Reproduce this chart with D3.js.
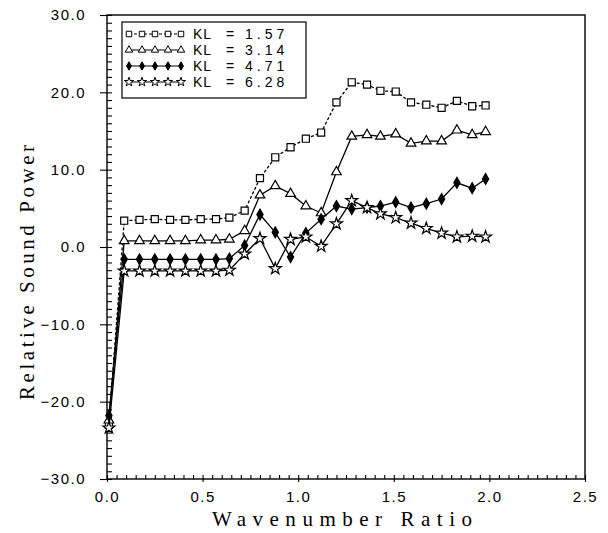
<!DOCTYPE html>
<html>
<head>
<meta charset="utf-8">
<script src="https://cdn.jsdelivr.net/npm/d3@7"></script>
<style>
  body { margin: 0; background: #fff; }
  text { fill: #000; }
</style>
</head>
<body>
<div id="vis"></div>
<script>
// wavenumber ratio (x) shared by all four curves
var ratio = [0.01, 0.09, 0.17, 0.25, 0.33, 0.41, 0.49, 0.57, 0.64, 0.72, 0.80, 0.88, 0.96,
             1.04, 1.12, 1.20, 1.28, 1.36, 1.43, 1.51, 1.59, 1.67, 1.75, 1.83, 1.91, 1.98];

var kl157 = [-23.0, 3.4, 3.5, 3.6, 3.5, 3.5, 3.6, 3.6, 3.8, 4.7, 8.9, 11.6, 12.9,
             14.0, 14.8, 18.7, 21.3, 21.0, 20.2, 20.1, 18.7, 18.4, 18.0, 18.9, 18.2, 18.3];
var kl314 = [-22.4, 0.8, 0.8, 0.8, 0.8, 0.8, 0.9, 0.9, 1.0, 2.1, 6.7, 7.9, 6.9,
             5.3, 4.4, 9.7, 14.3, 14.5, 14.3, 14.6, 13.4, 13.7, 13.7, 15.1, 14.5, 14.9];
var kl471 = [-21.8, -1.6, -1.6, -1.6, -1.6, -1.6, -1.6, -1.6, -1.5, 0.2, 4.2, 1.9, -1.3,
             1.8, 3.6, 5.3, 4.9, 5.1, 5.3, 5.8, 5.1, 5.6, 6.2, 8.3, 7.6, 8.8];
var kl628 = [-23.4, -3.1, -3.1, -3.1, -3.1, -3.1, -3.1, -3.1, -3.0, -0.9, 1.1, -2.8, 1.0,
             1.3, 0.1, 3.0, 6.0, 5.1, 4.3, 3.8, 3.1, 2.4, 1.8, 1.3, 1.4, 1.3];

var klValues = ['1.57', '3.14', '4.71', '6.28'];
var xTicks = [0, 0.5, 1.0, 1.5, 2.0, 2.5];
var yTicks = [-30, -20, -10, 0, 10, 20, 30];

var width = 608,
    height = 533,
    plotLeft = 107,
    plotRight = 585,
    plotTop = 15,
    plotBottom = 479;

var series = [
  { kl: klValues[0], values: kl157, symbol: d3.symbolSquare, size: 50, fill: '#fff', dash: '3,2' },
  { kl: klValues[1], values: kl314, symbol: d3.symbolTriangle, size: 40, fill: '#fff', dash: null },
  { kl: klValues[2], values: kl471, symbol: d3.symbolDiamond, size: 34, fill: '#000', dash: null },
  { kl: klValues[3], values: kl628, symbol: d3.symbolStar, size: 44, fill: '#fff', dash: null }
];

var xScale = d3.scaleLinear().domain([0, 2.5]).range([plotLeft, plotRight]);
var yScale = d3.scaleLinear().domain([-30, 30]).range([plotBottom, plotTop]);

var fmt = function(d) { return d3.format('.1f')(d); };

var svg = d3.select('#vis')
  .append('svg')
    .attr('width', width)
    .attr('height', height)
    .style('background', '#fff');

// frame
svg.append('rect')
  .attr('x', plotLeft)
  .attr('y', plotTop)
  .attr('width', plotRight - plotLeft)
  .attr('height', plotBottom - plotTop)
  .attr('fill', 'none')
  .attr('stroke', '#000')
  .attr('stroke-width', 1.4);

// minor ticks pointing inward
svg.append('g')
  .attr('transform', 'translate(0,' + plotBottom + ')')
  .call(d3.axisTop(xScale).ticks(50).tickSize(4).tickFormat(''))
  .call(function(g) { g.select('.domain').remove(); });

svg.append('g')
  .attr('transform', 'translate(' + plotLeft + ',0)')
  .call(d3.axisRight(yScale).ticks(60).tickSize(5).tickFormat(''))
  .call(function(g) { g.select('.domain').remove(); });

// major ticks + labels
var xAxis = svg.append('g')
  .attr('transform', 'translate(0,' + plotBottom + ')')
  .call(d3.axisBottom(xScale).tickValues(xTicks).tickSize(3).tickPadding(9).tickFormat(fmt));
xAxis.select('.domain').remove();
xAxis.selectAll('text')
  .style('font-family', 'Liberation Sans, Arial, sans-serif')
  .style('font-size', '15px')
  .style('letter-spacing', '1.5px');

var yAxis = svg.append('g')
  .attr('transform', 'translate(' + plotLeft + ',0)')
  .call(d3.axisLeft(yScale).tickValues(yTicks).tickSize(7).tickPadding(14).tickFormat(fmt));
yAxis.select('.domain').remove();
yAxis.selectAll('text')
  .style('font-family', 'Liberation Sans, Arial, sans-serif')
  .style('font-size', '15px')
  .style('letter-spacing', '1.5px');

svg.selectAll('.tick line').attr('stroke', '#000').attr('stroke-width', 1.1);

// axis titles
svg.append('text')
  .attr('x', 212)
  .attr('y', 526)
  .attr('textLength', 260)
  .attr('lengthAdjust', 'spacing')
  .style('font-family', "'Liberation Serif', 'Times New Roman', serif")
  .style('font-size', '21px')
  .text('Wavenumber Ratio');

svg.append('text')
  .attr('transform', 'translate(34,400) rotate(-90)')
  .attr('textLength', 255)
  .attr('lengthAdjust', 'spacing')
  .style('font-family', "'Liberation Serif', 'Times New Roman', serif")
  .style('font-size', '21px')
  .text('Relative Sound Power');

// curves
var line = d3.line()
  .x(function(d, i) { return xScale(ratio[i]); })
  .y(function(d) { return yScale(d); });

series.forEach(function(s) {
  svg.append('path')
    .datum(s.values)
    .attr('d', line)
    .attr('fill', 'none')
    .attr('stroke', '#000')
    .attr('stroke-width', 1.3)
    .attr('stroke-dasharray', s.dash);

  svg.selectAll(null)
    .data(s.values)
    .enter()
    .append('path')
      .attr('d', d3.symbol().type(s.symbol).size(s.size))
      .attr('transform', function(d, i) {
        return 'translate(' + xScale(ratio[i]) + ',' + yScale(d) + ')';
      })
      .attr('fill', s.fill)
      .attr('stroke', '#000')
      .attr('stroke-width', 1.2);
});

// legend
var legend = svg.append('g');
legend.append('rect')
  .attr('x', 122)
  .attr('y', 22)
  .attr('width', 184)
  .attr('height', 76)
  .attr('fill', '#fff')
  .attr('stroke', '#000')
  .attr('stroke-width', 1.2);

var sampleX = [129, 142, 155, 168, 181];

series.forEach(function(s, i) {
  var y = 34 + i * 16;
  legend.append('line')
    .attr('x1', sampleX[0])
    .attr('x2', sampleX[sampleX.length - 1])
    .attr('y1', y)
    .attr('y2', y)
    .attr('stroke', '#000')
    .attr('stroke-width', 1.2)
    .attr('stroke-dasharray', s.dash);

  legend.selectAll(null)
    .data(sampleX)
    .enter()
    .append('path')
      .attr('d', d3.symbol().type(s.symbol).size(s.size * 0.6))
      .attr('transform', function(d) { return 'translate(' + d + ',' + y + ')'; })
      .attr('fill', s.fill)
      .attr('stroke', '#000')
      .attr('stroke-width', 1);

  var t = legend.append('text')
    .attr('y', y + 5)
    .style('font-family', 'Liberation Sans, Arial, sans-serif')
    .style('font-size', '14px');
  t.append('tspan').attr('x', 193).style('letter-spacing', '1px').text('KL');
  t.append('tspan').attr('x', 226).text('=');
  t.append('tspan').attr('x', 245).style('letter-spacing', '4px').text(s.kl);
});
</script>
</body>
</html>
+--
Problem details —
Transcribe all of the material exactly, leaving out whatever pictures it contains.

Task solution —
Reproduce this chart with D3.js.
<!DOCTYPE html>
<html>
<head>
<meta charset="utf-8">
<script src="https://cdn.jsdelivr.net/npm/d3@7"></script>
<style>
  body { margin: 0; background: #fff; }
  text { fill: #000; }
</style>
</head>
<body>
<div id="vis"></div>
<script>
// wavenumber ratio (x) shared by all four curves
var ratio = [0.01, 0.09, 0.17, 0.25, 0.33, 0.41, 0.49, 0.57, 0.64, 0.72, 0.80, 0.88, 0.96,
             1.04, 1.12, 1.20, 1.28, 1.36, 1.43, 1.51, 1.59, 1.67, 1.75, 1.83, 1.91, 1.98];

var kl157 = [-23.0, 3.4, 3.5, 3.6, 3.5, 3.5, 3.6, 3.6, 3.8, 4.7, 8.9, 11.6, 12.9,
             14.0, 14.8, 18.7, 21.3, 21.0, 20.2, 20.1, 18.7, 18.4, 18.0, 18.9, 18.2, 18.3];
var kl314 = [-22.4, 0.8, 0.8, 0.8, 0.8, 0.8, 0.9, 0.9, 1.0, 2.1, 6.7, 7.9, 6.9,
             5.3, 4.4, 9.7, 14.3, 14.5, 14.3, 14.6, 13.4, 13.7, 13.7, 15.1, 14.5, 14.9];
var kl471 = [-21.8, -1.6, -1.6, -1.6, -1.6, -1.6, -1.6, -1.6, -1.5, 0.2, 4.2, 1.9, -1.3,
             1.8, 3.6, 5.3, 4.9, 5.1, 5.3, 5.8, 5.1, 5.6, 6.2, 8.3, 7.6, 8.8];
var kl628 = [-23.4, -3.1, -3.1, -3.1, -3.1, -3.1, -3.1, -3.1, -3.0, -0.9, 1.1, -2.8, 1.0,
             1.3, 0.1, 3.0, 6.0, 5.1, 4.3, 3.8, 3.1, 2.4, 1.8, 1.3, 1.4, 1.3];

var klValues = ['1.57', '3.14', '4.71', '6.28'];
var xTicks = [0, 0.5, 1.0, 1.5, 2.0, 2.5];
var yTicks = [-30, -20, -10, 0, 10, 20, 30];

var width = 608,
    height = 533,
    plotLeft = 107,
    plotRight = 585,
    plotTop = 15,
    plotBottom = 479;

var series = [
  { kl: klValues[0], values: kl157, symbol: d3.symbolSquare, size: 50, fill: '#fff', dash: '3,2' },
  { kl: klValues[1], values: kl314, symbol: d3.symbolTriangle, size: 40, fill: '#fff', dash: null },
  { kl: klValues[2], values: kl471, symbol: d3.symbolDiamond, size: 34, fill: '#000', dash: null },
  { kl: klValues[3], values: kl628, symbol: d3.symbolStar, size: 44, fill: '#fff', dash: null }
];

var xScale = d3.scaleLinear().domain([0, 2.5]).range([plotLeft, plotRight]);
var yScale = d3.scaleLinear().domain([-30, 30]).range([plotBottom, plotTop]);

var fmt = function(d) { return d3.format('.1f')(d); };

var svg = d3.select('#vis')
  .append('svg')
    .attr('width', width)
    .attr('height', height)
    .style('background', '#fff');

// frame
svg.append('rect')
  .attr('x', plotLeft)
  .attr('y', plotTop)
  .attr('width', plotRight - plotLeft)
  .attr('height', plotBottom - plotTop)
  .attr('fill', 'none')
  .attr('stroke', '#000')
  .attr('stroke-width', 1.4);

// minor ticks pointing inward
svg.append('g')
  .attr('transform', 'translate(0,' + plotBottom + ')')
  .call(d3.axisTop(xScale).ticks(50).tickSize(4).tickFormat(''))
  .call(function(g) { g.select('.domain').remove(); });

svg.append('g')
  .attr('transform', 'translate(' + plotLeft + ',0)')
  .call(d3.axisRight(yScale).ticks(60).tickSize(5).tickFormat(''))
  .call(function(g) { g.select('.domain').remove(); });

// major ticks + labels
var xAxis = svg.append('g')
  .attr('transform', 'translate(0,' + plotBottom + ')')
  .call(d3.axisBottom(xScale).tickValues(xTicks).tickSize(3).tickPadding(9).tickFormat(fmt));
xAxis.select('.domain').remove();
xAxis.selectAll('text')
  .style('font-family', 'Liberation Sans, Arial, sans-serif')
  .style('font-size', '15px')
  .style('letter-spacing', '1.5px');

var yAxis = svg.append('g')
  .attr('transform', 'translate(' + plotLeft + ',0)')
  .call(d3.axisLeft(yScale).tickValues(yTicks).tickSize(7).tickPadding(14).tickFormat(fmt));
yAxis.select('.domain').remove();
yAxis.selectAll('text')
  .style('font-family', 'Liberation Sans, Arial, sans-serif')
  .style('font-size', '15px')
  .style('letter-spacing', '1.5px');

svg.selectAll('.tick line').attr('stroke', '#000').attr('stroke-width', 1.1);

// axis titles
svg.append('text')
  .attr('x', 212)
  .attr('y', 526)
  .attr('textLength', 260)
  .attr('lengthAdjust', 'spacing')
  .style('font-family', "'Liberation Serif', 'Times New Roman', serif")
  .style('font-size', '21px')
  .text('Wavenumber Ratio');

svg.append('text')
  .attr('transform', 'translate(34,400) rotate(-90)')
  .attr('textLength', 255)
  .attr('lengthAdjust', 'spacing')
  .style('font-family', "'Liberation Serif', 'Times New Roman', serif")
  .style('font-size', '21px')
  .text('Relative Sound Power');

// curves
var line = d3.line()
  .x(function(d, i) { return xScale(ratio[i]); })
  .y(function(d) { return yScale(d); });

series.forEach(function(s) {
  svg.append('path')
    .datum(s.values)
    .attr('d', line)
    .attr('fill', 'none')
    .attr('stroke', '#000')
    .attr('stroke-width', 1.3)
    .attr('stroke-dasharray', s.dash);

  svg.selectAll(null)
    .data(s.values)
    .enter()
    .append('path')
      .attr('d', d3.symbol().type(s.symbol).size(s.size))
      .attr('transform', function(d, i) {
        return 'translate(' + xScale(ratio[i]) + ',' + yScale(d) + ')';
      })
      .attr('fill', s.fill)
      .attr('stroke', '#000')
      .attr('stroke-width', 1.2);
});

// legend
var legend = svg.append('g');
legend.append('rect')
  .attr('x', 122)
  .attr('y', 22)
  .attr('width', 184)
  .attr('height', 76)
  .attr('fill', '#fff')
  .attr('stroke', '#000')
  .attr('stroke-width', 1.2);

var sampleX = [129, 142, 155, 168, 181];

series.forEach(function(s, i) {
  var y = 34 + i * 16;
  legend.append('line')
    .attr('x1', sampleX[0])
    .attr('x2', sampleX[sampleX.length - 1])
    .attr('y1', y)
    .attr('y2', y)
    .attr('stroke', '#000')
    .attr('stroke-width', 1.2)
    .attr('stroke-dasharray', s.dash);

  legend.selectAll(null)
    .data(sampleX)
    .enter()
    .append('path')
      .attr('d', d3.symbol().type(s.symbol).size(s.size * 0.6))
      .attr('transform', function(d) { return 'translate(' + d + ',' + y + ')'; })
      .attr('fill', s.fill)
      .attr('stroke', '#000')
      .attr('stroke-width', 1);

  var t = legend.append('text')
    .attr('y', y + 5)
    .style('font-family', 'Liberation Sans, Arial, sans-serif')
    .style('font-size', '14px');
  t.append('tspan').attr('x', 193).style('letter-spacing', '1px').text('KL');
  t.append('tspan').attr('x', 226).text('=');
  t.append('tspan').attr('x', 245).style('letter-spacing', '4px').text(s.kl);
});
</script>
</body>
</html>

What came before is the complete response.